A particle of unit mass with position vector $\vec {r(t)}$ at time $t$ is moving in space under the actions of certain forces. If $\vec r \times v = \vec c$, where $\vec c$ is a constant vector, prove that the motion takes place in a plane. Consider both $\vec c = \vec 0$ and $\vec c \not = \vec 0$.
I know that this question has already been posted, but the answer only considered the case given $\vec c = \vec 0$. I am not looking for a full on answer but rather a hint...
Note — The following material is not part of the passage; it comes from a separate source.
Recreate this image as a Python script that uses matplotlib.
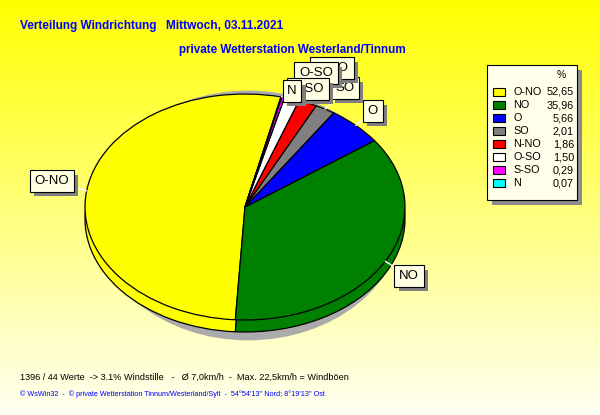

Can I also use the triple product to prove it for $\vec c \not = \vec 0$ ? Though is use of the triple product for the case $\vec c = \vec 0$ even valid? Wouldn't it give me a normal vector to the plane equal to $\vec 0$ ?
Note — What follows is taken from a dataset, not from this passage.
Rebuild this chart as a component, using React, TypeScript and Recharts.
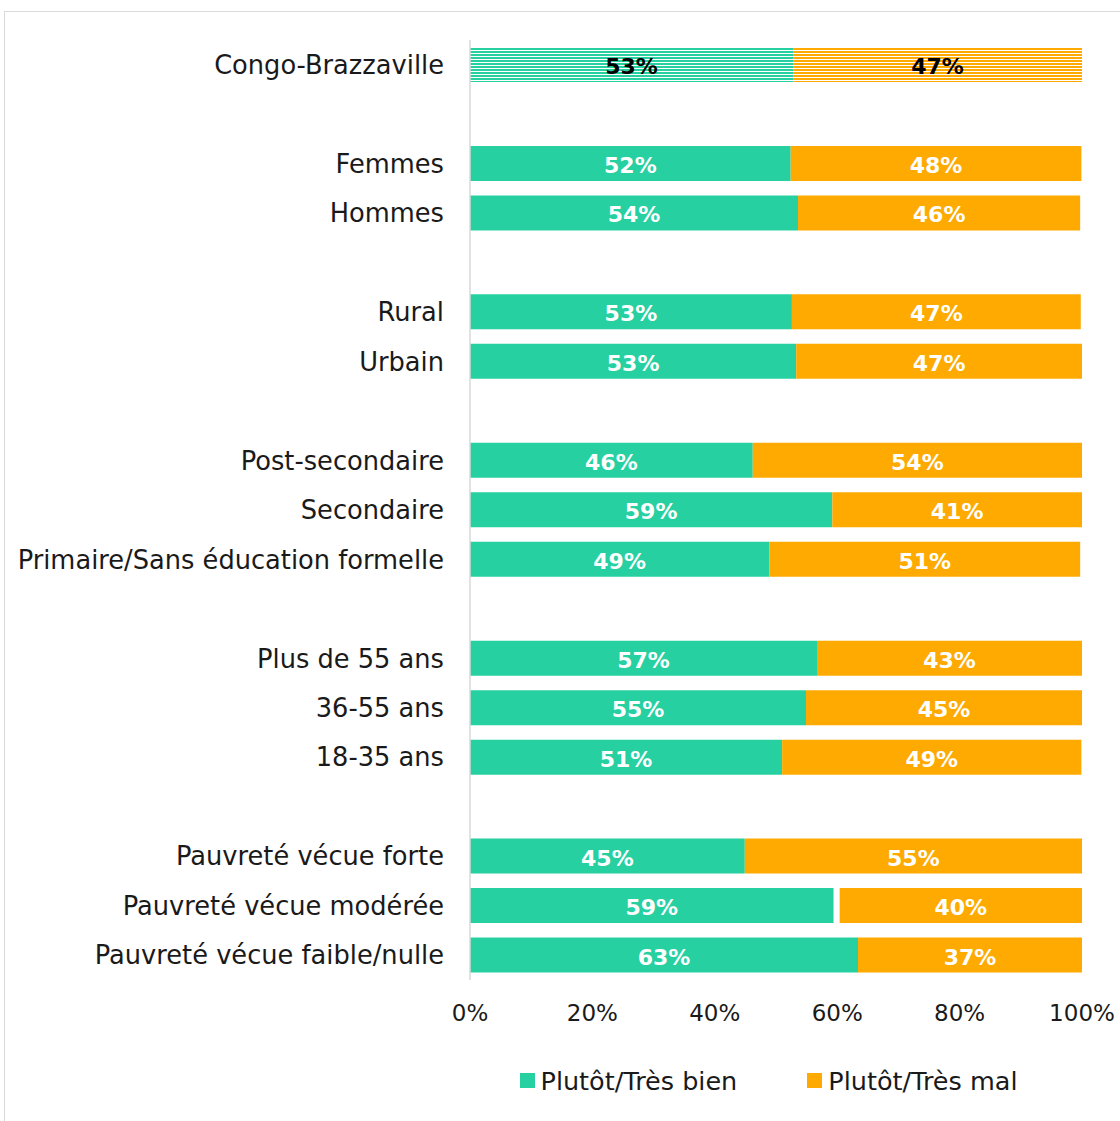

This section of the textbook deals with "The unit tangent, the principal normal, and the osculating plane of a curve"
As in the linked answer, for $\vec c\neq \vec 0$, we get $0=\vec r\cdot (\vec r\times \vec v) = \vec r\cdot \vec c$, so the particle moves in the plane $0=\vec r\cdot \vec c$. (The box product is the determinant of the matrix with the 3 vectors as rows. If two rows repeat, the determinant is zero.)
For $\vec c=0$, this means that the velocity and the particle position are parallel. Thus, if there is some $t_0$ such that $\vec r(t_0)\neq \vec 0$, then $\vec r(t) = \vec r(t_0) \lambda (t)$ for some scalar valued function $\lambda (t)\in\mathbb R$. In particular....